The author's point, I think, is that the _vagueness_ in the law is what is
unjust, not the idea that prosecutors make up the laws as they go. In other
words, the laws give prosecutors shall vast discretion that they can be
applied in ways that are unfair and even ruinous to companies such as to deny
them basic due process protections (and, of course, the Andersen conviction
was ultimately overturned).

More broadly stated, when language is corrupted so that nothing is clear,
everyone acts potentially at his peril because legal outcomes - that is,
_punitive_ legal outcomes that can harm or destroy lives - rest on the whim of
enforcement authorities who have broad powers to punish based on vague
criteria affording no checks on their power to abuse their discretion.
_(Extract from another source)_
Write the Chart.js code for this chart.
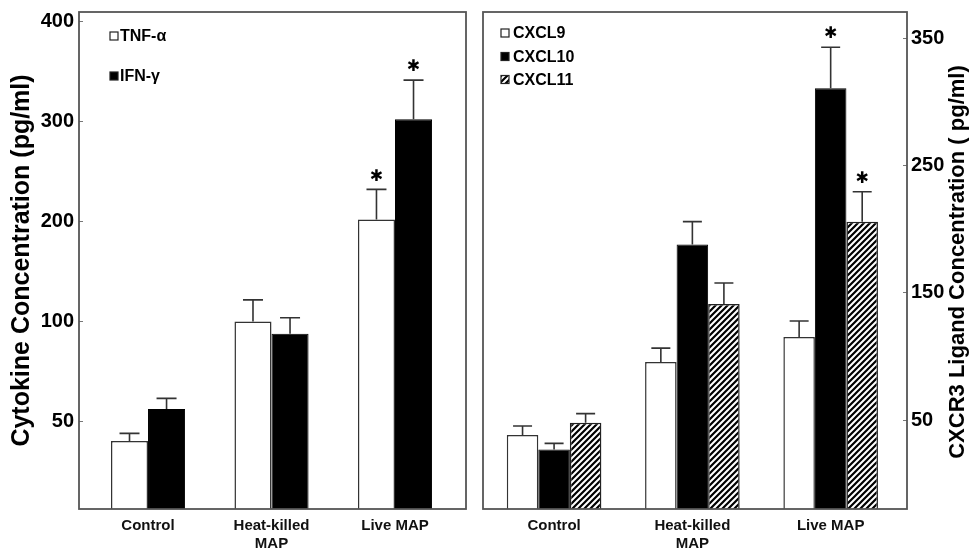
<!DOCTYPE html>
<html><head><meta charset="utf-8">
<script src="https://cdn.jsdelivr.net/npm/chart.js@4.4.1/dist/chart.umd.min.js"></script>
<style>
html,body{margin:0;padding:0;background:#fff;}
#wrap{position:relative;width:971px;height:550px;overflow:hidden;background:#fff;}
#c1{position:absolute;left:0;top:0;width:475px;height:550px;}
#c2{position:absolute;left:475px;top:0;width:496px;height:550px;}
</style></head><body>
<div id="wrap"><canvas id="c1" width="475" height="550"></canvas><canvas id="c2" width="496" height="550"></canvas></div>
<script>
// ---------- data ----------
const CATEGORIES = ['Control', ['Heat-killed', 'MAP'], 'Live MAP'];

const LEFT_SERIES = ['TNF-\u03b1', 'IFN-\u03b3'];
const TNF = [39, 100, 202];
const TNF_SEM = [4.4, 21.7, 30];
const IFN = [56.4, 94, 302];
const IFN_SEM = [5.3, 9.8, 39];
const TNF_SIG = [false, false, true];
const IFN_SIG = [false, false, true];
const LEFT_TICKS = [50, 100, 200, 300, 400];
const LEFT_TITLE = 'Cytokine Concentration (pg/ml)';

const RIGHT_SERIES = ['CXCL9', 'CXCL10', 'CXCL11'];
const CXCL9 = [41.6, 95.6, 115.3];
const CXCL9_SEM = [5.0, 11.0, 12.6];
const CXCL10 = [33.5, 188, 311];
const CXCL10_SEM = [3.4, 18.1, 32.3];
const CXCL11 = [48.5, 141.3, 206];
const CXCL11_SEM = [6.5, 16.5, 23.6];
const CXCL9_SIG = [false, false, false];
const CXCL10_SIG = [false, false, true];
const CXCL11_SIG = [false, false, true];
const RIGHT_TICKS = [50, 150, 250, 350];
const RIGHT_TITLE = 'CXCR3 Ligand Concentration ( pg/ml)';

// ---------- setup ----------
const FONT = "'Liberation Sans', Arial, Helvetica, sans-serif";
Chart.defaults.font.family = FONT;
Chart.defaults.color = '#000';

// broken (piecewise linear) value axis: tick values are equally spaced as in the original figure
function makeBrokenScale(id, knots, units) {
  return class extends Chart.LinearScale {
    static id = id;
    static defaults = {};
    _dec(v) {
      let i = 0;
      while (i < knots.length - 2 && v > knots[i + 1]) i++;
      const t = (v - knots[i]) / (knots[i + 1] - knots[i]);
      const p = units[i] + t * (units[i + 1] - units[i]);
      return (p - units[0]) / (units[units.length - 1] - units[0]);
    }
    getPixelForValue(v) {
      if (v === null || v === undefined || isNaN(v)) return NaN;
      return this.getPixelForDecimal(this._dec(v));
    }
    getValueForPixel(px) {
      const d = this.getDecimalForPixel(px);
      const p = units[0] + d * (units[units.length - 1] - units[0]);
      let i = 0;
      while (i < units.length - 2 && p > units[i + 1]) i++;
      return knots[i] + (p - units[i]) / (units[i + 1] - units[i]) * (knots[i + 1] - knots[i]);
    }
  };
}
Chart.register(makeBrokenScale('brokenLeft', [0, 50, 100, 200, 300, 400, 409], [-0.87, 0, 1, 2, 3, 4, 4.09]));
Chart.register(makeBrokenScale('brokenRight', [0, 50, 150, 250, 350, 371], [-0.70, 0, 1, 2, 3, 3.21]));

function hatchPattern() {
  const c = document.createElement('canvas'); c.width = 6; c.height = 6;
  const g = c.getContext('2d');
  g.fillStyle = '#fff'; g.fillRect(0, 0, 6, 6);
  g.strokeStyle = '#000'; g.lineWidth = 2.2;
  g.beginPath();
  g.moveTo(-1, 7); g.lineTo(7, -1);
  g.moveTo(-4, 4); g.lineTo(4, -4);
  g.moveTo(2, 10); g.lineTo(10, 2);
  g.stroke();
  return document.getElementById('c2').getContext('2d').createPattern(c, 'repeat');
}
const HATCH = hatchPattern();

function toXY(arr) { return arr.map((v, i) => ({ x: i, y: v })); }

function panelPlugin(cfg) {
  return {
    id: 'panel_' + cfg.name,
    afterDatasetsDraw(chart) {
      const ctx = chart.ctx, ys = chart.scales.y;
      ctx.save();
      chart.data.datasets.forEach((ds, di) => {
        const meta = chart.getDatasetMeta(di);
        meta.data.forEach((bar, i) => {
          const v = ds.data[i].y;
          const top = ys.getPixelForValue(v + ds.sem[i]);
          ctx.strokeStyle = '#333'; ctx.lineWidth = 1.6;
          ctx.beginPath();
          ctx.moveTo(bar.x, bar.y); ctx.lineTo(bar.x, top);
          ctx.moveTo(bar.x - cfg.capW / 2, top); ctx.lineTo(bar.x + cfg.capW / 2, top);
          ctx.stroke();
          if (ds.sig[i]) {
            ctx.fillStyle = '#000';
            ctx.font = "bold 16px 'DejaVu Sans', sans-serif";
            ctx.textAlign = 'center'; ctx.textBaseline = 'middle';
            ctx.fillText('\u2731', bar.x, top - 13);
          }
        });
      });
      ctx.restore();
    },
    afterDraw(chart) {
      const ctx = chart.ctx, a = chart.chartArea;
      ctx.save();
      // frame
      ctx.strokeStyle = '#555'; ctx.lineWidth = 1.8;
      ctx.strokeRect(a.left, a.top, a.right - a.left, a.bottom - a.top);
      // legend
      ctx.font = 'bold 16px ' + FONT;
      ctx.textAlign = 'left'; ctx.textBaseline = 'middle';
      chart.data.datasets.forEach((ds, di) => {
        const y = cfg.legendY[di], x = cfg.legendX, s = cfg.box;
        ctx.fillStyle = ds.backgroundColor;
        ctx.fillRect(x, y - s / 2, s, s);
        ctx.strokeStyle = '#222'; ctx.lineWidth = 1.2;
        ctx.strokeRect(x, y - s / 2, s, s);
        ctx.fillStyle = '#000';
        ctx.fillText(ds.label, x + s + cfg.gap, y + 1);
      });
      // right-side title (reads bottom to top)
      if (cfg.sideTitle) {
        ctx.translate(cfg.sideTitle.x, cfg.sideTitle.y);
        ctx.rotate(-Math.PI / 2);
        ctx.font = 'bold 22px ' + FONT;
        ctx.textAlign = 'center'; ctx.textBaseline = 'middle';
        ctx.fillStyle = '#000';
        ctx.fillText(cfg.sideTitle.text, 0, 0);
      }
      ctx.restore();
    }
  };
}

function xAxis(min, max) {
  return {
    type: 'linear', min: min, max: max, offset: false,
    grid: { display: false, offset: false }, border: { display: false },
    afterBuildTicks: s => { s.ticks = CATEGORIES.map((_, i) => ({ value: i })); },
    ticks: { callback: (v, i) => CATEGORIES[i], autoSkip: false, maxRotation: 0, minRotation: 0,
             padding: 0, font: { size: 15, weight: 'bold' }, color: '#111' },
    afterFit: s => { s.height = 41; s.paddingLeft = 0; s.paddingRight = 0; }
  };
}

// ---------- left panel ----------
new Chart(document.getElementById('c1'), {
  type: 'bar',
  data: {
    datasets: [
      { label: LEFT_SERIES[0], data: toXY(TNF), sem: TNF_SEM, sig: TNF_SIG,
        backgroundColor: '#fff', borderColor: '#333', borderWidth: 1.5 },
      { label: LEFT_SERIES[1], data: toXY(IFN), sem: IFN_SEM, sig: IFN_SIG,
        backgroundColor: '#000', borderColor: '#000', borderWidth: 1 }
    ]
  },
  options: {
    responsive: false, animation: false,
    layout: { padding: { top: 12, right: 9, left: 0, bottom: 0 } },
    datasets: { bar: { categoryPercentage: 0.6, barPercentage: 1.0 } },
    plugins: { legend: { display: false }, tooltip: { enabled: false } },
    scales: {
      x: xAxis(-0.559, 2.575),
      y: {
        type: 'brokenLeft', position: 'left', min: 0, max: 409,
        afterBuildTicks: s => { s.ticks = LEFT_TICKS.map(v => ({ value: v })); },
        grid: { drawOnChartArea: false, drawTicks: true, tickLength: -4, color: '#777', lineWidth: 1 },
        border: { display: false },
        ticks: { padding: 9, font: { size: 20, weight: 'bold' }, color: '#000' },
        title: { display: true, text: LEFT_TITLE, font: { size: 25, weight: 'bold' }, padding: { top: 7, bottom: 0 }, color: '#000' },
        afterFit: s => { s.width = 79; s.paddingTop = 0; s.paddingBottom = 0; }
      }
    }
  },
  plugins: [panelPlugin({ name: 'left', capW: 20, legendX: 110, legendY: [36, 76], box: 8, gap: 2 })]
});

// ---------- right panel ----------
new Chart(document.getElementById('c2'), {
  type: 'bar',
  data: {
    datasets: [
      { label: RIGHT_SERIES[0], data: toXY(CXCL9), sem: CXCL9_SEM, sig: CXCL9_SIG,
        backgroundColor: '#fff', borderColor: '#333', borderWidth: 1.5 },
      { label: RIGHT_SERIES[1], data: toXY(CXCL10), sem: CXCL10_SEM, sig: CXCL10_SIG,
        backgroundColor: '#000', borderColor: '#000', borderWidth: 1 },
      { label: RIGHT_SERIES[2], data: toXY(CXCL11), sem: CXCL11_SEM, sig: CXCL11_SIG,
        backgroundColor: HATCH, borderColor: '#222', borderWidth: 1.5 }
    ]
  },
  options: {
    responsive: false, animation: false,
    layout: { padding: { top: 12, right: 0, left: 8, bottom: 0 } },
    datasets: { bar: { categoryPercentage: 0.684, barPercentage: 1.0 } },
    plugins: { legend: { display: false }, tooltip: { enabled: false } },
    scales: {
      x: xAxis(-0.514, 2.552),
      y: {
        type: 'brokenRight', position: 'right', min: 0, max: 371,
        afterBuildTicks: s => { s.ticks = RIGHT_TICKS.map(v => ({ value: v })); },
        grid: { drawOnChartArea: false, drawTicks: true, tickLength: -4, color: '#777', lineWidth: 1 },
        border: { display: false },
        ticks: { padding: 8, font: { size: 20, weight: 'bold' }, color: '#000' },
        afterFit: s => { s.width = 64; s.paddingTop = 0; s.paddingBottom = 0; }
      }
    }
  },
  plugins: [panelPlugin({ name: 'right', capW: 19, legendX: 26, legendY: [33, 56.5, 79.5], box: 8, gap: 4,
                          sideTitle: { text: RIGHT_TITLE, x: 483, y: 262 } })]
});
</script></body></html>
This is
how the author lumps college speech codes with Justice Department abuses and
ties it all back to Orwell's famous piece on language and its uses and abuses.
It is actually a well-written piece, certainly so from a lawyer perspective.

------
_delirium
The direction seems backwards to me. Vague criminal laws have had the purpose
and effect he describes for _centuries_. Before the current crop of vague
criminal laws, people used to be brought up on charges like "tending to
undermine the public morals".

------
Enra2
I would have been in such deep shit at an american college.

------
telemachos
What's next: an article about the War on Christmas (TM) by Bill O'Reilly?